Equally important is visibility of support mechanisms. When employees know where to go for help, feedback, or clarification, confidence and adoption increase significantly.

Checklist: Change Training Objectives by Role

Executives

  • Articulate the purpose and value of the change in a clear, consistent narrative
  • Model desired behaviours visibly and consistently
  • Allocate resources, remove systemic obstacles and reinforce priorities

Managers

  • Translate strategic intent into clear, achievable team actions
  • Create psychological safety for questions, concerns and feedback
  • Coach individuals through the change curve with confidence and empathy

Frontline Employees

  • Understand how the change affects daily responsibilities and performance
  • Build capability and confidence for operating in the future state
  • Know where and how to access ongoing support and resources

Choosing a change management training partner requires careful thought, as it directly influences how change is understood, led, and sustained within an organisation.

While certifications and branded methodologies can indicate technical knowledge, they do not guarantee practical effectiveness.

In Singapore’s fast-paced and complex business environment, the key differentiator is a provider’s ability to turn theory into actionable behaviour and measurable results, tailored to a multicultural and hierarchical organisational context.

The most effective providers combine deep subject-matter expertise with a clear understanding of how change plays out in Singapore-based organisations, ensuring training translates into real impact rather than remaining purely theoretical.

Sustaining Change After the Training Ends

The most vulnerable phase of change occurs after formal training concludes. Without ongoing reinforcement, old habits quickly resurface, and the investment in learning is at risk of being lost. Evidence from behavioural science demonstrates that new habits require repeated practice, feedback, and accountability to become embedded. Simply attending a workshop or completing an eLearning module does not guarantee sustained behaviour change.
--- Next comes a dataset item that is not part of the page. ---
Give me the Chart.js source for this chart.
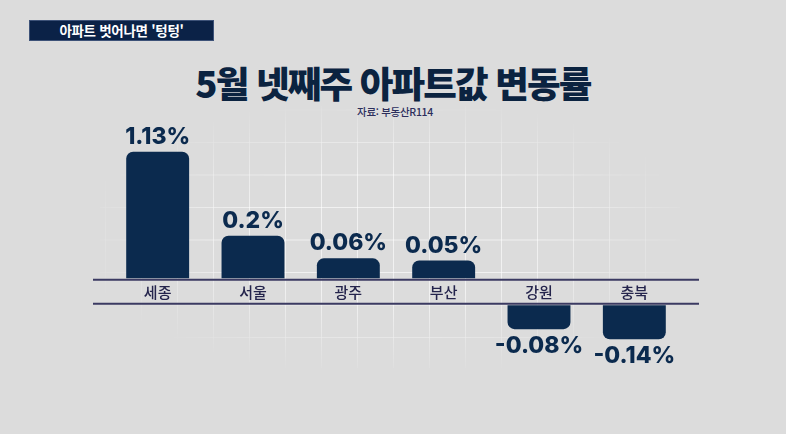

Effective reinforcement strategies include:

  • Structured 30-60-90 day reviews: Regularly scheduled follow-ups track progress, celebrate early wins, and address emerging obstacles. This structured cadence reinforces learning while maintaining momentum and accountability across teams.
  • Manager-led coaching during routine check-ins: Line managers are pivotal in translating learning into action. Equipping them with coaching tools and frameworks enables them to guide individuals through challenges, provide constructive feedback, and maintain behavioural standards post-training.
  • Ongoing coaching support for key leaders: For executives and change sponsors, targeted one-on-one or small-group coaching accelerates adoption and ensures consistency of leadership behaviours. These sessions allow leaders to apply concepts to real-world challenges and receive feedback in a safe, confidential setting.
  • Digital reinforcement and knowledge assets: Online platforms, micro-learning modules, and interactive resources allow employees to revisit key concepts at the point of need, reinforcing learning in the flow of work.

Training succeeds only when learning translates into daily behaviour, creating visible and measurable change across the organisation. Embedding change in this way ensures that the organisation not only adopts new ways of working but sustains them over time.

Align your people, processes, and purpose. Contact us to design a change program that supports every department and leader in achieving lasting results.

Frequently Asked Questions (FAQs)

Why is role-based change management training critical in Singapore?

Change is experienced differently across organisational levels. Executives, managers, and frontline employees each have unique responsibilities, decision-making authority, and exposure to risk. Role-based training ensures that each stakeholder group is equipped with the skills and behaviours needed to drive and sustain transformation. Without this alignment, gaps emerge that slow adoption and increase resistance.

How does cultural localisation influence the effectiveness of training?

Singapore’s multicultural, high-context business environment requires nuanced approaches to communication, hierarchy, and feedback. Training that ignores these cultural factors often fails to resonate. Localised programmes use scenario-based learning, role-play, and examples drawn from regional business contexts, helping leaders and teams practise behaviours that are realistic and relevant to daily work.

Can off-the-shelf change management programmes deliver measurable impact?

Generic programmes often focus on theory, frameworks, or certification rather than actionable skills. While they provide foundational knowledge, their effectiveness in driving real organisational change is limited. Measurable impact requires tailored content, reinforcement mechanisms, and alignment to business KPIs such as adoption speed, engagement, and post-change performance.

How should the impact of change management training be measured?

Success can be assessed using a combination of behavioural, adoption, and business metrics:

  • Behavioural metrics: Pre- and post-training assessments, 360-degree feedback, and pulse surveys track changes in leadership behaviours.
  • Adoption metrics: Usage rates of new systems, compliance with new processes, or participation in new workflows indicate practical uptake.
  • Business KPIs: Improvements in project delivery, employee engagement, attrition, operational efficiency, and customer satisfaction reflect organisational results.

What is the role of reinforcement in sustaining change?

Ongoing reinforcement ensures that learning translates into daily behaviour. Structured 30-60-90 day reviews, manager-led coaching, ongoing one-on-one support for leaders, and digital learning assets embed new behaviours and maintain momentum, making change lasting rather than temporary.

How can managers be equipped to handle resistance effectively?

Managers gain structured training in communication, coaching, and behavioural change techniques. Practical frameworks allow them to identify and address emotional responses, create psychological safety, and guide teams through uncertainty. Empowered managers strengthen engagement and accelerate adoption.

What differentiates a strategic change management training provider from a content vendor?

Strategic providers offer a deep understanding of the local business and cultural context, tailor content to roles and organisational challenges, provide post-training reinforcement and measure impact using business KPIs and behavioural data. Providers who focus solely on delivering content or certification function as vendors rather than transformation partners.

How can organisations ensure ROI from change management training?

ROI increases when training links directly to measurable business outcomes, aligns with stakeholder roles, and includes reinforcement over time. Metrics such as adoption speed, stakeholder buy-in, resistance handling, and team stability provide evidence of tangible impact on project delivery, engagement, and retention.